GBUS 873 Negotiation and Conflict Resolution in Organizations
Your work will be evaluated based on the following criteria:
1. Your ability to develop a persuasive argument. This means that your purpose and introduction to the conflict and the issue(s) of focus needs to be clear, concise, and presented in a compelling manner. Professional language and terminology relevant to the topic and field are important! A number of different resources have been provided through the course to model different writing and analysis styles. Look to the most compelling/clearest and take your inspiration there.
2. Prepare your written submission with your audience in mind. For whom are you writing? What evidence do you need to provide to convince your audience of you argument? Is your use of language clear, is your paper readable?

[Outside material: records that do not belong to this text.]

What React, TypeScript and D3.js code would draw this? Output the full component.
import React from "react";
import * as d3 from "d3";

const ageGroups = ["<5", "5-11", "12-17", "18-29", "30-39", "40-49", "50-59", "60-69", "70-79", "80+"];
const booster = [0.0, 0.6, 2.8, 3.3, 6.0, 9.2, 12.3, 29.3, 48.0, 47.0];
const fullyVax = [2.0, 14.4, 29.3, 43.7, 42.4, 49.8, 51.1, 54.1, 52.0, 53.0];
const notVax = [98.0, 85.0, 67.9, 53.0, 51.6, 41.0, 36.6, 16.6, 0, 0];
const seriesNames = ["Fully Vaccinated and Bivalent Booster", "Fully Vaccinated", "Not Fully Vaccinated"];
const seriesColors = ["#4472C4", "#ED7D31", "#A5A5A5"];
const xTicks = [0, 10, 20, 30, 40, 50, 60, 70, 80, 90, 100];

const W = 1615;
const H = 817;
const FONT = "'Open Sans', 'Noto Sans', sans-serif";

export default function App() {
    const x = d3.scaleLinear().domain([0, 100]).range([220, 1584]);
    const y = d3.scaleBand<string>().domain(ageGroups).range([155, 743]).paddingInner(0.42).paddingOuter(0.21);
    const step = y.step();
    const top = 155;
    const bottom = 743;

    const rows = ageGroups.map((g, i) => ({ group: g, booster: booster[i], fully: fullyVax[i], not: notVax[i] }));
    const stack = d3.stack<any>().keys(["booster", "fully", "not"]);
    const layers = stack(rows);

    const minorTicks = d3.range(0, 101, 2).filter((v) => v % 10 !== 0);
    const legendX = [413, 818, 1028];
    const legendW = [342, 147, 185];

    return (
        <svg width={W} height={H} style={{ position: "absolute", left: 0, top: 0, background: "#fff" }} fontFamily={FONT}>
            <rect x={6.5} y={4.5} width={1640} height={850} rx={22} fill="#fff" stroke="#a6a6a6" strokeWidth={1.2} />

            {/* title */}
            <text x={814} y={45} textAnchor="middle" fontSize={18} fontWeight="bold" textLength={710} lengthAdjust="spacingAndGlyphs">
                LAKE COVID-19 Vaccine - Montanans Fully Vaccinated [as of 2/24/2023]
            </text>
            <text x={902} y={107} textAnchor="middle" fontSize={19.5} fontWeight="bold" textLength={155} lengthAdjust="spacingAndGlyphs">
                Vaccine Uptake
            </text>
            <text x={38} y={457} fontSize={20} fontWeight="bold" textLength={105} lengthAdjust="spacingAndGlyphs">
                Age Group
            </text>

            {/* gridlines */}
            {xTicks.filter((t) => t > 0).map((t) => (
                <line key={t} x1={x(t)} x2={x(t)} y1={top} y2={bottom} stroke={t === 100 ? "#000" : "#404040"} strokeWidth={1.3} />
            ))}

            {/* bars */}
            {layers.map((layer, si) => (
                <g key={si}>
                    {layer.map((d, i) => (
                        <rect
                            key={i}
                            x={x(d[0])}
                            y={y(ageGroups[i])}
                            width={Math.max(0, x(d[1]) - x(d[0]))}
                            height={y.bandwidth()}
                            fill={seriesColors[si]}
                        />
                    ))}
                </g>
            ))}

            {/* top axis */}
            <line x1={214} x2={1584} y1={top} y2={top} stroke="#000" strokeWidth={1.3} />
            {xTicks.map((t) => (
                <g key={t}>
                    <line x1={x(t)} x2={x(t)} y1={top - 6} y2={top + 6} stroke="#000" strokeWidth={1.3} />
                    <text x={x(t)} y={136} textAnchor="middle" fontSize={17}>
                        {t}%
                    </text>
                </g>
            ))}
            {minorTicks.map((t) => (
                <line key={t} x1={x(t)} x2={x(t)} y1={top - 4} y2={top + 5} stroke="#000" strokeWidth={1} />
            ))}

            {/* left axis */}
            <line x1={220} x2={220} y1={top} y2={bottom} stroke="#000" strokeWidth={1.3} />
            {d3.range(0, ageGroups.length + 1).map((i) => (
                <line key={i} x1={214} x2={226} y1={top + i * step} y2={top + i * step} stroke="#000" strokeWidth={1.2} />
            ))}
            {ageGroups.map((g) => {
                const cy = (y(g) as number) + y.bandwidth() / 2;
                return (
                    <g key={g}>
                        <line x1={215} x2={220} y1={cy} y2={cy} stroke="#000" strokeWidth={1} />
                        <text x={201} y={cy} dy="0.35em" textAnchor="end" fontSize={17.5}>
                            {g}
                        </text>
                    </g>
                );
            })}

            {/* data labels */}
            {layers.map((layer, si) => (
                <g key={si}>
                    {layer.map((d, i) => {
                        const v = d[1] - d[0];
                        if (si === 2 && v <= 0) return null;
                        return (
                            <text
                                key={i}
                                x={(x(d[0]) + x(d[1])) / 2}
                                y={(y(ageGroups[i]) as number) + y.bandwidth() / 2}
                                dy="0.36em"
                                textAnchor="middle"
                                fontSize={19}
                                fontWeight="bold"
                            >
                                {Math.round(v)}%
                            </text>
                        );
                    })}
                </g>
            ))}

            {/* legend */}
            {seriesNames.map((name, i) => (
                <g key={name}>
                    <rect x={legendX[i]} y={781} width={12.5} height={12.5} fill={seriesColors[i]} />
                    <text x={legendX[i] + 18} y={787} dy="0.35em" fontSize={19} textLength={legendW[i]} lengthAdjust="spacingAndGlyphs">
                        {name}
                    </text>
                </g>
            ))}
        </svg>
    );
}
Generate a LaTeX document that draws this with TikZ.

3. Organize your thoughts. A good paper can be ruined if it lacks organization. If you are addressing one or more organizations / contexts in the conflict, tell the reader what these are early on. Provide some structure by arranging your report according to how you think the central argument should be supported; this central argument relates to your analysis of conflict, your description of the relevant factors, and your assessment of appropriate conflict resolution options. Start with a clear introduction of the purpose of your paper, move quickly into the main description (very brief), and then provide evidence and supporting claims in a logical order.
4. Use evidence strategically. It’s not enough for you to cite research and data you must justify why the evidence supports your argument. A few key studies used properly is more effective than dozens of references randomly dispersed throughout a paper. Think about the entire course, and do not just refer to materials from the beginning of the term. The full range of course concepts may be relevant in some way to your analysis and report.
5. First and last impressions are important, that’s why you always need a strong introduction and conclusion. When instructors have dozens of papers to read, a clear and powerful introduction can influence your grade. Introductions also work to draw readers into your paper and can tell an audience right from the start if something is worth reading. An introduction should also guide the reader through your argument; conclusions serve to highlight the implications and strengths of these arguments. Use the conclusion to sum up your results and recommendations, where applicable. Remember headings are your friends! Use headings to signal the change in topic or focus and to organize your work they also generate an automatic table of contents for you to help with planning – please turn off the Table of Contents when you submit your final work.
6. Never regurgitate. Sometimes it is necessary to summarize and quote elements of a story, case, or research, but the point is for you to move on quickly and make a case for why the material is important. There is often a fine line between providing a meaningful review and excessive repetition – perfecting this comes with practice and careful proof reading. Speaking of which…
7. Proof read, proof read, proof read. Writing can seem like a solitary business, but it doesn’t have to be. Take a break from the writing and come back to it with fresh eyes, reading it from another perspective, or even reading it aloud to yourself. You are not to consult with other students or external resources, however, since this is an examination essay.